Identification of grinding wheel wear states using AE monitoring and HHT-RF method

Abstract

The grinding wheel wear is inevitably accelerated for difficult-to-machine materials due to their high hardness and wear resistance properties. However, it is difficult to precisely estimate the wheel states and implement appropriate dressing strategies during the actual grinding process. Previous methods to identify the grinding wheel wear status online suffer from inadequate accuracy and weak real-time performance. In this work, a novel identification approach of grinding wheel wear states was proposed using the Hilbert-Huang transformation (HHT) of acoustic emission (AE) signal and the random forest (RF) algorithm. The AE signal was decomposed into the sum of multiple inherent mode functions (IMFs) via the empirical mode decomposition (EMD) method. The IMFs with a stronger correlation with the original AE signal were selected by the correlation coefficient. The Hilbert transformation was performed to obtain its marginal spectrum.
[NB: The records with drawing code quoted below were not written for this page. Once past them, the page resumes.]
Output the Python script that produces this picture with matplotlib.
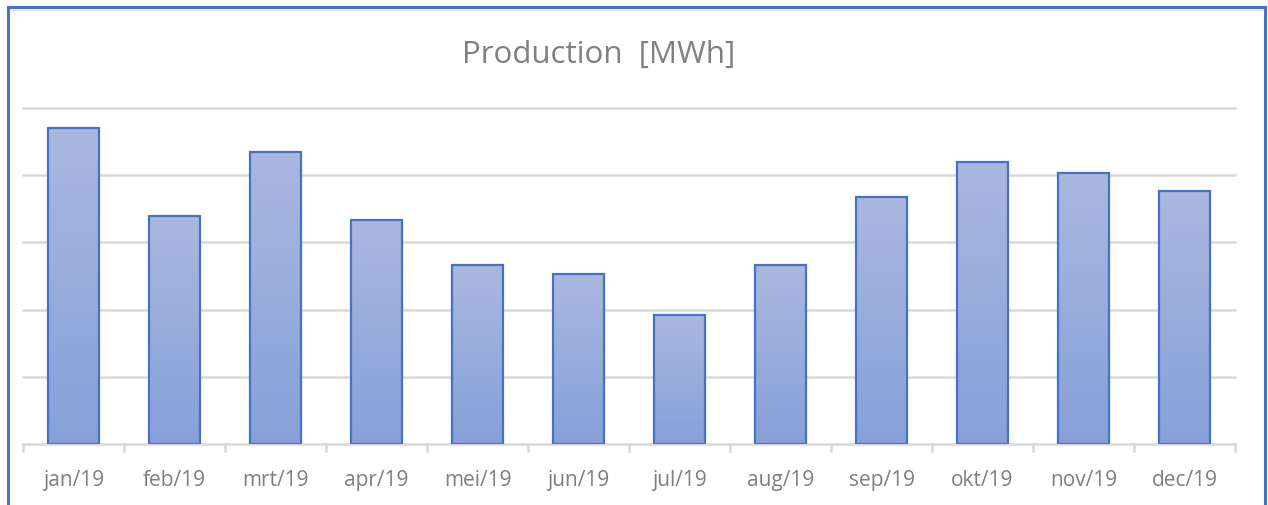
import matplotlib
matplotlib.use("Agg")
import matplotlib.pyplot as plt
import numpy as np
from matplotlib.lines import Line2D

months = ["jan/19", "feb/19", "mrt/19", "apr/19", "mei/19", "jun/19",
          "jul/19", "aug/19", "sep/19", "okt/19", "nov/19", "dec/19"]
production = [470, 340, 435, 333, 267, 253, 192, 266, 368, 420, 403, 376]
gridlines = [100, 200, 300, 400, 500]

W, H = 1268, 505
fig = plt.figure(figsize=(W / 100, H / 100), dpi=100)
ax = fig.add_axes([23 / W, (H - 444) / H, (1235 - 23) / W, (444 - 108) / H])

x = np.arange(len(months))
bars = ax.bar(x, production, width=0.5, color="none", edgecolor="#4472C4",
              linewidth=1.6, zorder=3)

# vertical gradient fill inside each bar
top_c = np.array([170, 184, 223]) / 255
bot_c = np.array([135, 160, 217]) / 255
for b in bars:
    bx, by = b.get_x(), b.get_y()
    bw, bh = b.get_width(), b.get_height()
    t = np.linspace(0, 1, 256)[:, None]
    grad = (top_c[None, :] * (1 - t) + bot_c[None, :] * t)[:, None, :]
    im = ax.imshow(grad, extent=[bx, bx + bw, by, by + bh], aspect="auto",
                   origin="upper", zorder=2, interpolation="bilinear")
    im.set_clip_path(b)

ax.set_xlim(-0.5, len(months) - 0.5)
ax.set_ylim(0, 500)
for g in gridlines:
    ax.axhline(g, color="#d9d9d9", linewidth=1.8, zorder=1, clip_on=False)

for s in ["top", "right", "left"]:
    ax.spines[s].set_visible(False)
ax.spines["bottom"].set_color("#d9d9d9")
ax.spines["bottom"].set_linewidth(1.8)
ax.set_yticks([])
ax.set_xticks(x)
ax.set_xticklabels(months, fontsize=15, color="#7f7f7f", family="Open Sans")
ax.tick_params(axis="x", length=0, pad=19)
for b in np.arange(len(months) + 1) - 0.5:
    ax.plot([b, b], [0, -11], color="#d9d9d9", linewidth=1.8,
            clip_on=False, zorder=1)

fig.text(599 / W, 1 - 55 / H, "Production  [MWh]", ha="center", va="center",
         fontsize=22.5, color="#808080", family="Open Sans")

# outer frame
fig.add_artist(Line2D([8 / W, 8 / W], [0, 1 - 7 / H], transform=fig.transFigure,
                      color="#4472C4", linewidth=2.2))
fig.add_artist(Line2D([8 / W, 1265 / W], [1 - 7 / H, 1 - 7 / H], transform=fig.transFigure,
                      color="#4472C4", linewidth=2.2))
fig.add_artist(Line2D([1265 / W, 1265 / W], [0, 1 - 7 / H], transform=fig.transFigure,
                      color="#4472C4", linewidth=2.2))
fig.add_artist(Line2D([10 / W, 1263 / W], [1 - 10 / H, 1 - 10 / H], transform=fig.transFigure,
                      color="#e4e4e4", linewidth=1.0))

fig.savefig("out.png", dpi=100)
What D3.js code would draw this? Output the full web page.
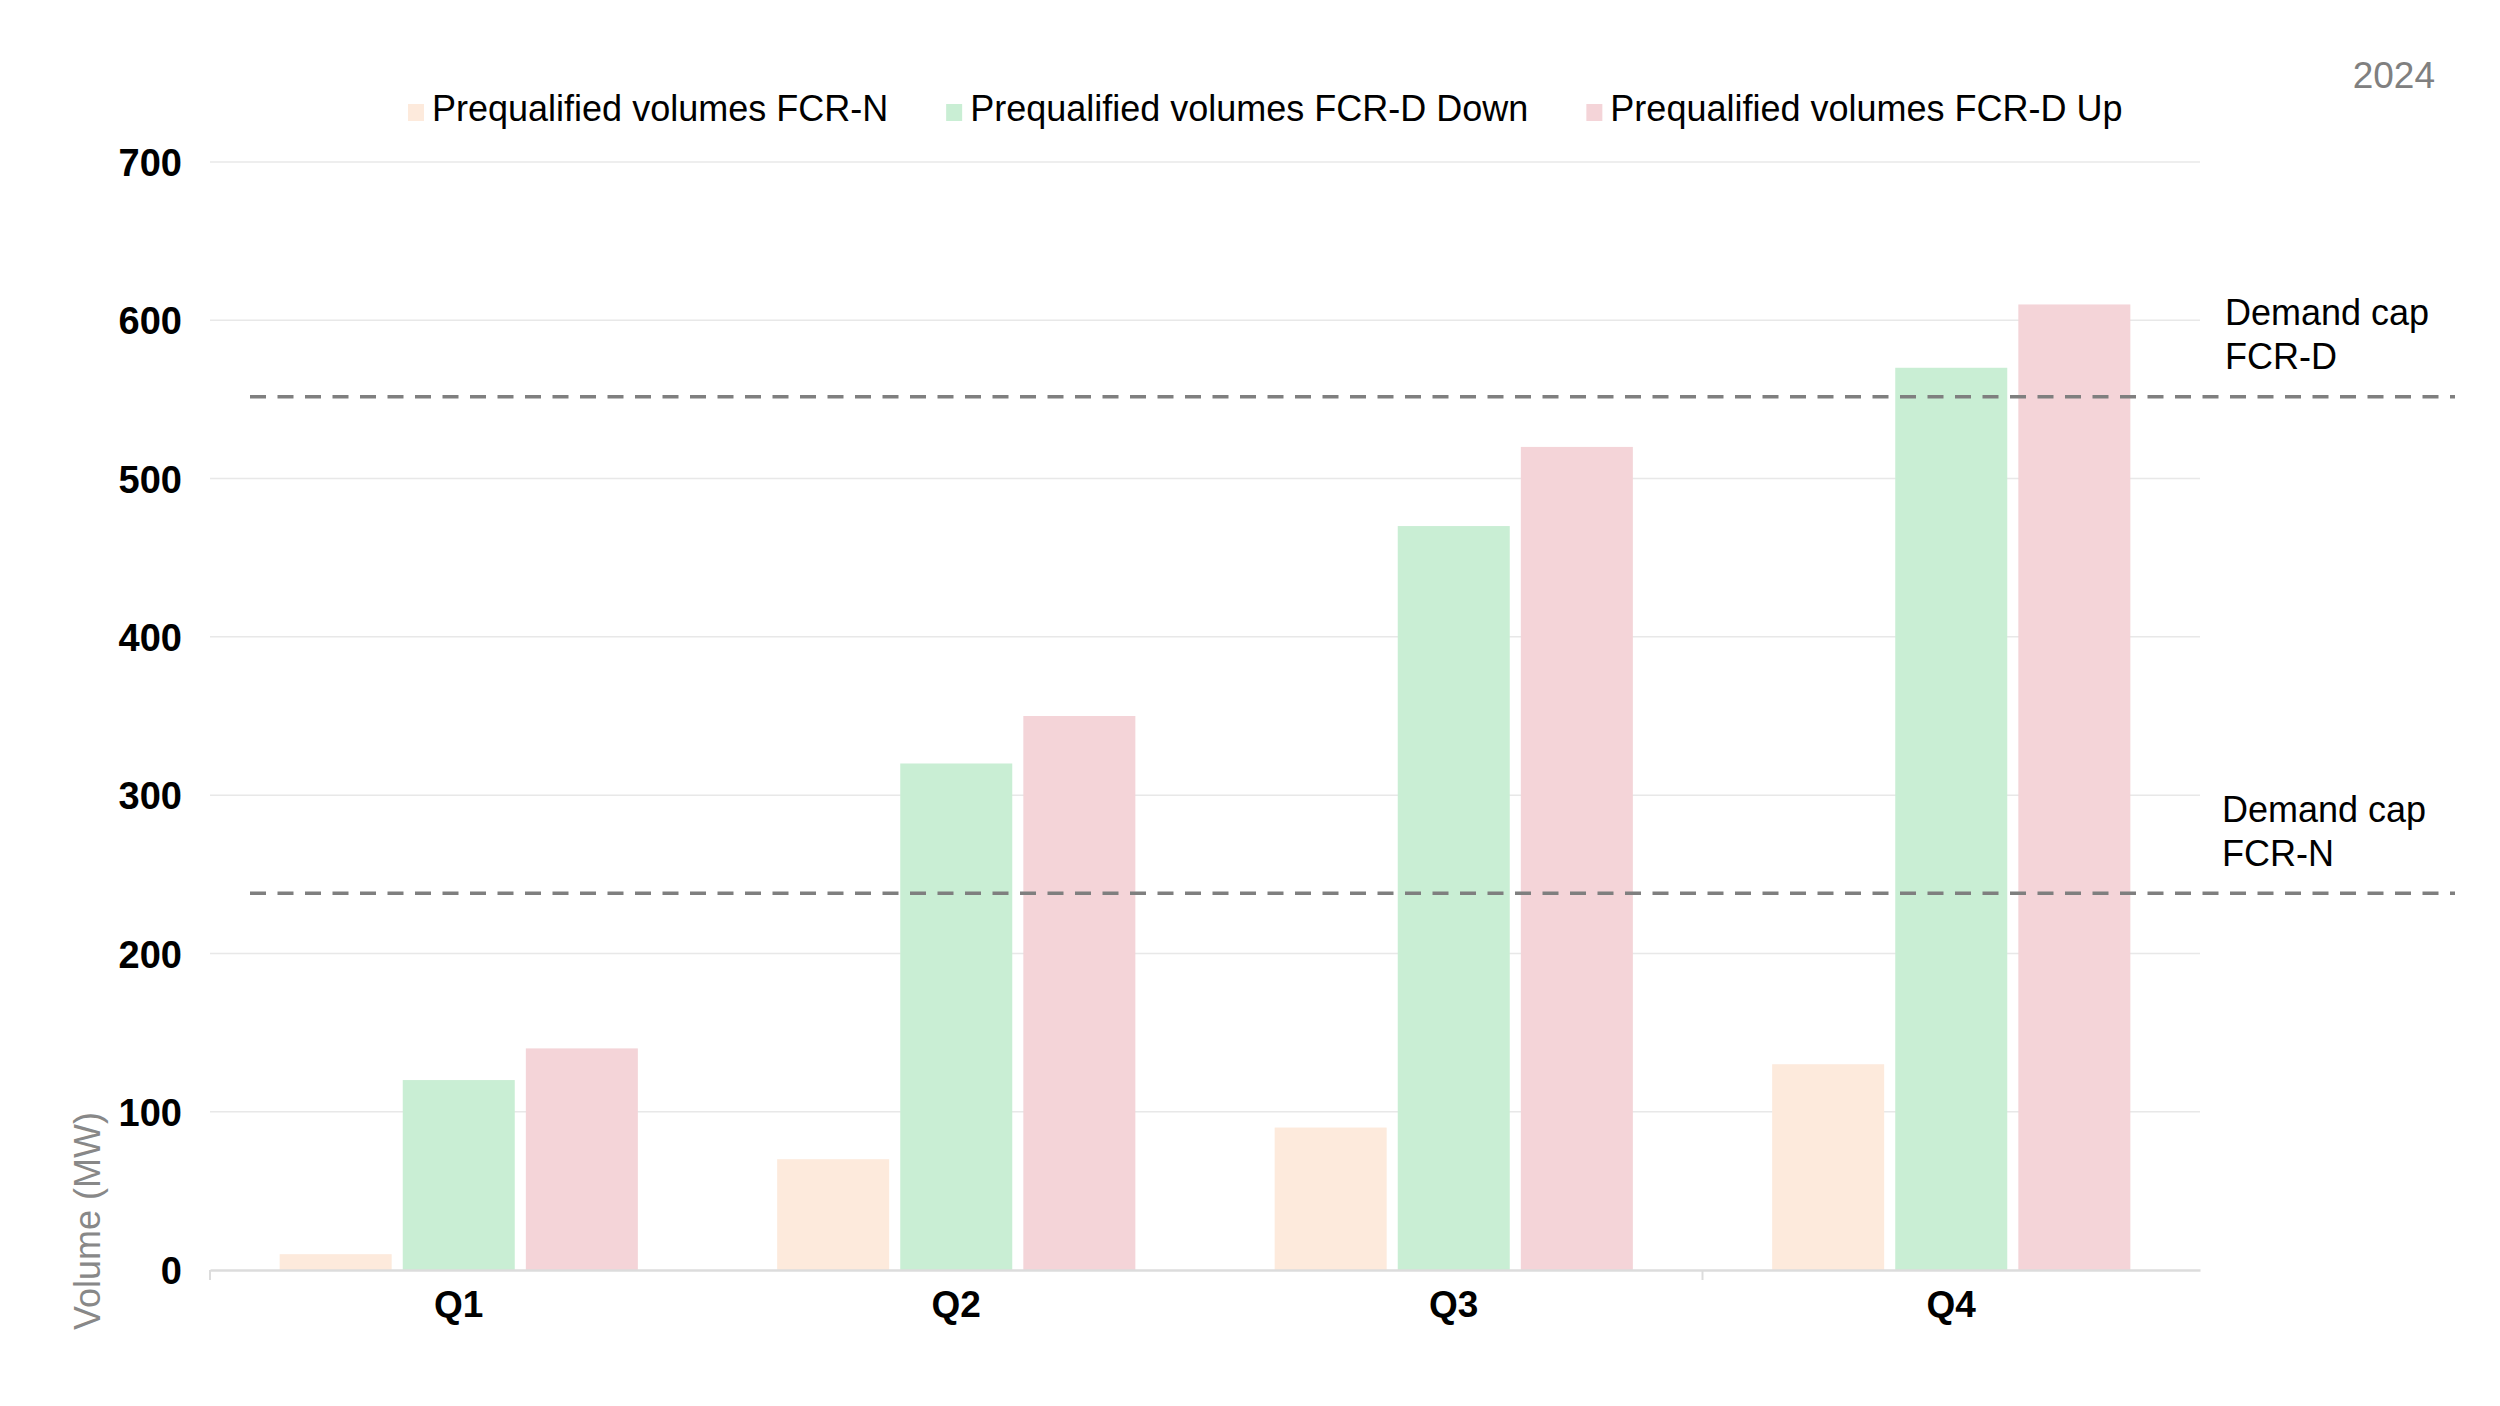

The maximum, root mean square, and spectral centroid of each IMF were calculated as feature values. The mapping model between grinding wheel status and feature values was built using the RF method. The optimum model parameters were studied to obtain the accurate identification results. The grinding experiment results of the bearing steel showed that the comprehensive accuracy reached 93.3 %. The effective monitoring scheme could be provided for more precision grinding practices.